* STATED PROBLEM
Leave out the images; return the rest of the data exactly.

* RAW DATA
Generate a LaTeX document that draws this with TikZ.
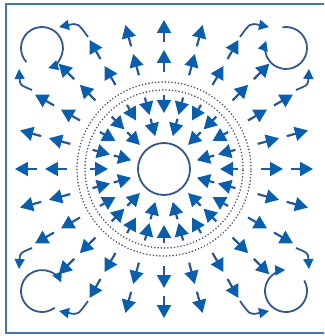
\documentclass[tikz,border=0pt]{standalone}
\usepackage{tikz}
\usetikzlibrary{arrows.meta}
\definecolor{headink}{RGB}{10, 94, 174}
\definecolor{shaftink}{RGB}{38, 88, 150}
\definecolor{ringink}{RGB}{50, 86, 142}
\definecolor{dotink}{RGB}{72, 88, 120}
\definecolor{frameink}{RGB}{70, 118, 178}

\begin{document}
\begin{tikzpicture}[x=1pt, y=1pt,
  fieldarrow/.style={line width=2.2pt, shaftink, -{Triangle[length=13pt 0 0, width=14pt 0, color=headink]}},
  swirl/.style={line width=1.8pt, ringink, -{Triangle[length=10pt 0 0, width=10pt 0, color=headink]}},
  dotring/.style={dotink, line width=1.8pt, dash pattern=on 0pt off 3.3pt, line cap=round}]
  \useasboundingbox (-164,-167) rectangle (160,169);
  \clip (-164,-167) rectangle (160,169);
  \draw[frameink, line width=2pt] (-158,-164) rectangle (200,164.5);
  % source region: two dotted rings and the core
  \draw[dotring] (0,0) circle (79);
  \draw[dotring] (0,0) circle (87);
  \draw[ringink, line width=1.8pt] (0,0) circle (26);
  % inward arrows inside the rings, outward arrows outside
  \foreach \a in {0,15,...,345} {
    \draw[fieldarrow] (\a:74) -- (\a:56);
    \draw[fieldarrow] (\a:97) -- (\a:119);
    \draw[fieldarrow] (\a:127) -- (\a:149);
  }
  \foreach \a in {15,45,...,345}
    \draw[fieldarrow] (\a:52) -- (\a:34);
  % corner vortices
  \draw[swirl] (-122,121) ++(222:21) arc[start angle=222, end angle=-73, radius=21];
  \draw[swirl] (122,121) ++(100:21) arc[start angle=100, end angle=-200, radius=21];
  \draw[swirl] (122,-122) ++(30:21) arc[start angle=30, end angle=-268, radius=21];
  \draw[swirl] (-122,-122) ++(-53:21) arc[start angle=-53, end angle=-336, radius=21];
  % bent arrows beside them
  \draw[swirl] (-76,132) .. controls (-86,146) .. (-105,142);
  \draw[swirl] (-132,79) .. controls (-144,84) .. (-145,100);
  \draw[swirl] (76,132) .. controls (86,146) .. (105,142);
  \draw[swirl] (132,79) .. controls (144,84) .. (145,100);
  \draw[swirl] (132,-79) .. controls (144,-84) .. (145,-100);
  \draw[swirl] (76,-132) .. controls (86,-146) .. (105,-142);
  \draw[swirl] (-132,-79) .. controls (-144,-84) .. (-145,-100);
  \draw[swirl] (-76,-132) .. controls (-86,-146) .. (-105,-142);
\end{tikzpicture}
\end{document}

* COMPLETE RESPONSE
Generate a LaTeX document that draws this with TikZ.
\documentclass[tikz,border=0pt]{standalone}
\usepackage{tikz}
\usetikzlibrary{arrows.meta}
\definecolor{headink}{RGB}{10, 94, 174}
\definecolor{shaftink}{RGB}{38, 88, 150}
\definecolor{ringink}{RGB}{50, 86, 142}
\definecolor{dotink}{RGB}{72, 88, 120}
\definecolor{frameink}{RGB}{70, 118, 178}

\begin{document}
\begin{tikzpicture}[x=1pt, y=1pt,
  fieldarrow/.style={line width=2.2pt, shaftink, -{Triangle[length=13pt 0 0, width=14pt 0, color=headink]}},
  swirl/.style={line width=1.8pt, ringink, -{Triangle[length=10pt 0 0, width=10pt 0, color=headink]}},
  dotring/.style={dotink, line width=1.8pt, dash pattern=on 0pt off 3.3pt, line cap=round}]
  \useasboundingbox (-164,-167) rectangle (160,169);
  \clip (-164,-167) rectangle (160,169);
  \draw[frameink, line width=2pt] (-158,-164) rectangle (200,164.5);
  % source region: two dotted rings and the core
  \draw[dotring] (0,0) circle (79);
  \draw[dotring] (0,0) circle (87);
  \draw[ringink, line width=1.8pt] (0,0) circle (26);
  % inward arrows inside the rings, outward arrows outside
  \foreach \a in {0,15,...,345} {
    \draw[fieldarrow] (\a:74) -- (\a:56);
    \draw[fieldarrow] (\a:97) -- (\a:119);
    \draw[fieldarrow] (\a:127) -- (\a:149);
  }
  \foreach \a in {15,45,...,345}
    \draw[fieldarrow] (\a:52) -- (\a:34);
  % corner vortices
  \draw[swirl] (-122,121) ++(222:21) arc[start angle=222, end angle=-73, radius=21];
  \draw[swirl] (122,121) ++(100:21) arc[start angle=100, end angle=-200, radius=21];
  \draw[swirl] (122,-122) ++(30:21) arc[start angle=30, end angle=-268, radius=21];
  \draw[swirl] (-122,-122) ++(-53:21) arc[start angle=-53, end angle=-336, radius=21];
  % bent arrows beside them
  \draw[swirl] (-76,132) .. controls (-86,146) .. (-105,142);
  \draw[swirl] (-132,79) .. controls (-144,84) .. (-145,100);
  \draw[swirl] (76,132) .. controls (86,146) .. (105,142);
  \draw[swirl] (132,79) .. controls (144,84) .. (145,100);
  \draw[swirl] (132,-79) .. controls (144,-84) .. (145,-100);
  \draw[swirl] (76,-132) .. controls (86,-146) .. (105,-142);
  \draw[swirl] (-132,-79) .. controls (-144,-84) .. (-145,-100);
  \draw[swirl] (-76,-132) .. controls (-86,-146) .. (-105,-142);
\end{tikzpicture}
\end{document}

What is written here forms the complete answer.